-- begin --

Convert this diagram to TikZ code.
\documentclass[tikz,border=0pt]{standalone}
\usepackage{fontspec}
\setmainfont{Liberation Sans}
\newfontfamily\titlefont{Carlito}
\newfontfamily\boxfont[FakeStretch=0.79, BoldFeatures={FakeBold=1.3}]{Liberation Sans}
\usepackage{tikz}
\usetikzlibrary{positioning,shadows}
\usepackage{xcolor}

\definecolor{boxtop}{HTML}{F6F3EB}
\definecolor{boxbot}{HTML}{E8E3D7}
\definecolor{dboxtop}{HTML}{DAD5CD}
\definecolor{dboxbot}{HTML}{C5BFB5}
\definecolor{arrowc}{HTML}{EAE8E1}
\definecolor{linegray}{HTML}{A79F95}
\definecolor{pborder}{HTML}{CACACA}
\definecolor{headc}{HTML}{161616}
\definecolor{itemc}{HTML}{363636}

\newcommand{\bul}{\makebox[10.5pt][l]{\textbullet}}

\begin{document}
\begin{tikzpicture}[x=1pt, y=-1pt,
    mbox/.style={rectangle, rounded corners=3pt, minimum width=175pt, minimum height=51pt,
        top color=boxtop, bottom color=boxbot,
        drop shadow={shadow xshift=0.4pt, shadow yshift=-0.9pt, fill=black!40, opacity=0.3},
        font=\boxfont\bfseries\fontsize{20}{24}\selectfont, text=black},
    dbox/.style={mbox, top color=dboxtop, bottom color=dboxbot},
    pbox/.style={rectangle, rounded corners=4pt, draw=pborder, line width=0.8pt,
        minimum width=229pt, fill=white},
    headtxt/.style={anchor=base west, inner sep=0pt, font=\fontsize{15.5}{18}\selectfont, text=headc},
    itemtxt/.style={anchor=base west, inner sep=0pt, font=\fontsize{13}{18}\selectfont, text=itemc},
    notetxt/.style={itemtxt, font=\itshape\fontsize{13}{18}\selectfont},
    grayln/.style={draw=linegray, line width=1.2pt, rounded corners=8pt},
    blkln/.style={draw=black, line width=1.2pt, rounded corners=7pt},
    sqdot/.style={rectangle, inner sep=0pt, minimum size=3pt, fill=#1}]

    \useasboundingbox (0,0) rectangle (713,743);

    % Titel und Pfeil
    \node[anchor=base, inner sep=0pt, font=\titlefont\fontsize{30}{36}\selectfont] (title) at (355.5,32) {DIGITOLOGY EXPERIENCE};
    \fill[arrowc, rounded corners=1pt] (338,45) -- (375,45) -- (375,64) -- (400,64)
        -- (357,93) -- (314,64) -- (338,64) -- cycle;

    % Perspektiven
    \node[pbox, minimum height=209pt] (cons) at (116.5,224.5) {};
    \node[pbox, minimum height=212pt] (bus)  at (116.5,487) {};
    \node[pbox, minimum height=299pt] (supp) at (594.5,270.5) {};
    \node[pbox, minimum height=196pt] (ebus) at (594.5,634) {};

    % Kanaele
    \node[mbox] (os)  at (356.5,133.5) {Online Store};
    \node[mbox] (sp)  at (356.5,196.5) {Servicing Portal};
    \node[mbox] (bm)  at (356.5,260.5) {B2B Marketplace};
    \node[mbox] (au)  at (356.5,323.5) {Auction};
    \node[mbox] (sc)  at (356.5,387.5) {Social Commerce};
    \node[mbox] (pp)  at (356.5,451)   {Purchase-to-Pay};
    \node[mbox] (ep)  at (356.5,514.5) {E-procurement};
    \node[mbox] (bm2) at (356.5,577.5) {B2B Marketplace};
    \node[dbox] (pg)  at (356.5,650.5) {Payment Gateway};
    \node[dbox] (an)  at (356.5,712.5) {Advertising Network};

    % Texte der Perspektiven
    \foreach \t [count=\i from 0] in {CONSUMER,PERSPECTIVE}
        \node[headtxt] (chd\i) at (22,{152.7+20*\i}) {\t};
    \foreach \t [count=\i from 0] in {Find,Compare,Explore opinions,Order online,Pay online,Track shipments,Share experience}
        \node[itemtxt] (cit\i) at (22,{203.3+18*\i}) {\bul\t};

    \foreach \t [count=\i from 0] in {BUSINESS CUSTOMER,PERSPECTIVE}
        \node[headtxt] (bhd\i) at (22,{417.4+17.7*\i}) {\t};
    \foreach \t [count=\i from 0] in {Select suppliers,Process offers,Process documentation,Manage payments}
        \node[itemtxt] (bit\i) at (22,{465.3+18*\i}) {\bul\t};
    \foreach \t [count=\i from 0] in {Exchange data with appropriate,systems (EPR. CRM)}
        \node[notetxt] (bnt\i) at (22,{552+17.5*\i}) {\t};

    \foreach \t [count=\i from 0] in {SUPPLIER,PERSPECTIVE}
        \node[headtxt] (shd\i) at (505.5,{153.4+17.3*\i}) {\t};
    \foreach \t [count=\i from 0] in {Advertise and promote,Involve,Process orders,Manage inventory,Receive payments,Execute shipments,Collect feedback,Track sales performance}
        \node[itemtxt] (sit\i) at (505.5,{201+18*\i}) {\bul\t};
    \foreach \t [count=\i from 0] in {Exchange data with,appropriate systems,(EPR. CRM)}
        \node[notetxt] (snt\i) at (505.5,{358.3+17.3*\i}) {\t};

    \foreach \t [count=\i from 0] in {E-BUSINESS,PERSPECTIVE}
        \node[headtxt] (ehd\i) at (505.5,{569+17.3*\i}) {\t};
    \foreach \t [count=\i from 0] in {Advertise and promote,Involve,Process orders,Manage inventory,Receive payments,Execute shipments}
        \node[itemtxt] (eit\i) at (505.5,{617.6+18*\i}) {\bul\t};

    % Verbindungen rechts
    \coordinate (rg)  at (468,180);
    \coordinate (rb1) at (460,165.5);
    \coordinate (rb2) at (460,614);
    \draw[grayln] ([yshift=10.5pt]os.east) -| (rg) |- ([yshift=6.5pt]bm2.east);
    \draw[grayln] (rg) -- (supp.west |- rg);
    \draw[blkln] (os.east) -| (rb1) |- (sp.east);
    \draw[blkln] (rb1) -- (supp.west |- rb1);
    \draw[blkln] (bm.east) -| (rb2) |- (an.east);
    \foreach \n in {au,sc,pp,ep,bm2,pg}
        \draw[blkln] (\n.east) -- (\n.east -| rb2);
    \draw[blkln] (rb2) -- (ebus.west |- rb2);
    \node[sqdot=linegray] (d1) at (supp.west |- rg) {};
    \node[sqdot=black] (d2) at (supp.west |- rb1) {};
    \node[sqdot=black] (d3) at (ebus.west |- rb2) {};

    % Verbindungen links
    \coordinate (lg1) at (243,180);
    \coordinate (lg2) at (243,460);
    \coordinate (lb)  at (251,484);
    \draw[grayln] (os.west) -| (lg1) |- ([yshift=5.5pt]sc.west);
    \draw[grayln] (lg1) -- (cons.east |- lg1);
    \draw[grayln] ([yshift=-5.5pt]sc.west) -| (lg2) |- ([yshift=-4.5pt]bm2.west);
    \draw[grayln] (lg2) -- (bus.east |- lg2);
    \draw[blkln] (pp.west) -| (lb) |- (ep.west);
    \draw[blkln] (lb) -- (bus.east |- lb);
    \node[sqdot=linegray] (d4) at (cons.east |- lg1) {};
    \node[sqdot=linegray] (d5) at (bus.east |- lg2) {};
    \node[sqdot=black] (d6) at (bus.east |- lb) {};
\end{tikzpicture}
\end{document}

-- end --
-- begin --

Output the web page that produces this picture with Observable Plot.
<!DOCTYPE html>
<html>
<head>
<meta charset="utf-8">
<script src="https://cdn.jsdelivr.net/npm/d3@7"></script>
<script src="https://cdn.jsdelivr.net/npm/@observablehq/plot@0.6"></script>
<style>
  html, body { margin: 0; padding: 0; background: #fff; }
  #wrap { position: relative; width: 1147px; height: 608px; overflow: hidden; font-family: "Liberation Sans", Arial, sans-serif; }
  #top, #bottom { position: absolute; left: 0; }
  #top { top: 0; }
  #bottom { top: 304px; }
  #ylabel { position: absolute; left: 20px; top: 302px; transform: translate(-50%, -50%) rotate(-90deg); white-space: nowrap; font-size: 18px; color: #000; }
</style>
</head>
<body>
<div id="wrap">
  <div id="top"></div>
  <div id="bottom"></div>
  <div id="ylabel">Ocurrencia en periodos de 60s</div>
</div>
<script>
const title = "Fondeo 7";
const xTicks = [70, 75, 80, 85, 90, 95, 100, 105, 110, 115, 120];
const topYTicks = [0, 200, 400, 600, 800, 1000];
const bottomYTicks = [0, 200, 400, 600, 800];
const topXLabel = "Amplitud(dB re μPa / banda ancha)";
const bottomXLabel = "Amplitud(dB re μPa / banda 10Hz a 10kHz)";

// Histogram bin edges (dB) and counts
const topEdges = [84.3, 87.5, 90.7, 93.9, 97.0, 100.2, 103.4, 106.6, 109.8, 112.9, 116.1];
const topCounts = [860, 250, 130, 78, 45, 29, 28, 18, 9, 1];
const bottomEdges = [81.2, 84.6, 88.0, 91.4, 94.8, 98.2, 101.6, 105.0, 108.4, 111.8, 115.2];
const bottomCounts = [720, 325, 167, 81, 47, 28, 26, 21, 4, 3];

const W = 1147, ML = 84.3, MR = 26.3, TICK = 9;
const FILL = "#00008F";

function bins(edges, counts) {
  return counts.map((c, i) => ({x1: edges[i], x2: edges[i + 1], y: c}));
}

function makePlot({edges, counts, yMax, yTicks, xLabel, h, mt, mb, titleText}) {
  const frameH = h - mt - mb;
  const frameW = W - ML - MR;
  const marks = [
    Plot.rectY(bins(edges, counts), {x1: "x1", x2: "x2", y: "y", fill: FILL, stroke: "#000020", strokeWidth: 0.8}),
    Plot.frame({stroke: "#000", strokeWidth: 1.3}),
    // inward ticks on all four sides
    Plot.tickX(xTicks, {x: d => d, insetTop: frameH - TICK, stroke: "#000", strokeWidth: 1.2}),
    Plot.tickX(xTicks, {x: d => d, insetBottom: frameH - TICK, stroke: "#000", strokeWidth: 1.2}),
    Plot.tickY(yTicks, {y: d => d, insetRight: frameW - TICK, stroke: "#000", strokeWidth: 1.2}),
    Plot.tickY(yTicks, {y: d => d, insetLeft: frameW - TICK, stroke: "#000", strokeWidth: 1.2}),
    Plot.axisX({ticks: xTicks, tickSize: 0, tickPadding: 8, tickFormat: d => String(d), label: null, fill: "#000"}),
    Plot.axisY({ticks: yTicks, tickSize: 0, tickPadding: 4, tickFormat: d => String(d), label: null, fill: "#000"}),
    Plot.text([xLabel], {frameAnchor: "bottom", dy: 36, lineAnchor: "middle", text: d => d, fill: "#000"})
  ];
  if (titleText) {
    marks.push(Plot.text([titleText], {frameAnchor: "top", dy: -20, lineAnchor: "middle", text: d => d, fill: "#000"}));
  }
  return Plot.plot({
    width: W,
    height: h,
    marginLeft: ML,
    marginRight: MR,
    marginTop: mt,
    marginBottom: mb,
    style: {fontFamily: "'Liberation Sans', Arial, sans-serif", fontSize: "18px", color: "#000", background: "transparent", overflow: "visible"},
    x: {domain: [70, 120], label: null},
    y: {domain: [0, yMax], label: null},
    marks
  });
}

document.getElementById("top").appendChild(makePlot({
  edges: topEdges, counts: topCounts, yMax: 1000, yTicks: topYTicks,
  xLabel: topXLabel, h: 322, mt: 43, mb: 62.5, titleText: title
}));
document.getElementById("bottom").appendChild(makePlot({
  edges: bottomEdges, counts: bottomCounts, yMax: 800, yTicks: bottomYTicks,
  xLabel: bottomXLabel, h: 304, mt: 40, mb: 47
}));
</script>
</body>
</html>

-- end --

**WRITTEN PROBLEM:**
Reproduce exactly the lines from the line with "Output the web" to the line with "26, 21, 4, 3];", both end lines included.

**TASK OUTPUT:**
Output the web page that produces this picture with Observable Plot.
<!DOCTYPE html>
<html>
<head>
<meta charset="utf-8">
<script src="https://cdn.jsdelivr.net/npm/d3@7"></script>
<script src="https://cdn.jsdelivr.net/npm/@observablehq/plot@0.6"></script>
<style>
  html, body { margin: 0; padding: 0; background: #fff; }
  #wrap { position: relative; width: 1147px; height: 608px; overflow: hidden; font-family: "Liberation Sans", Arial, sans-serif; }
  #top, #bottom { position: absolute; left: 0; }
  #top { top: 0; }
  #bottom { top: 304px; }
  #ylabel { position: absolute; left: 20px; top: 302px; transform: translate(-50%, -50%) rotate(-90deg); white-space: nowrap; font-size: 18px; color: #000; }
</style>
</head>
<body>
<div id="wrap">
  <div id="top"></div>
  <div id="bottom"></div>
  <div id="ylabel">Ocurrencia en periodos de 60s</div>
</div>
<script>
const title = "Fondeo 7";
const xTicks = [70, 75, 80, 85, 90, 95, 100, 105, 110, 115, 120];
const topYTicks = [0, 200, 400, 600, 800, 1000];
const bottomYTicks = [0, 200, 400, 600, 800];
const topXLabel = "Amplitud(dB re μPa / banda ancha)";
const bottomXLabel = "Amplitud(dB re μPa / banda 10Hz a 10kHz)";

// Histogram bin edges (dB) and counts
const topEdges = [84.3, 87.5, 90.7, 93.9, 97.0, 100.2, 103.4, 106.6, 109.8, 112.9, 116.1];
const topCounts = [860, 250, 130, 78, 45, 29, 28, 18, 9, 1];
const bottomEdges = [81.2, 84.6, 88.0, 91.4, 94.8, 98.2, 101.6, 105.0, 108.4, 111.8, 115.2];
const bottomCounts = [720, 325, 167, 81, 47, 28, 26, 21, 4, 3];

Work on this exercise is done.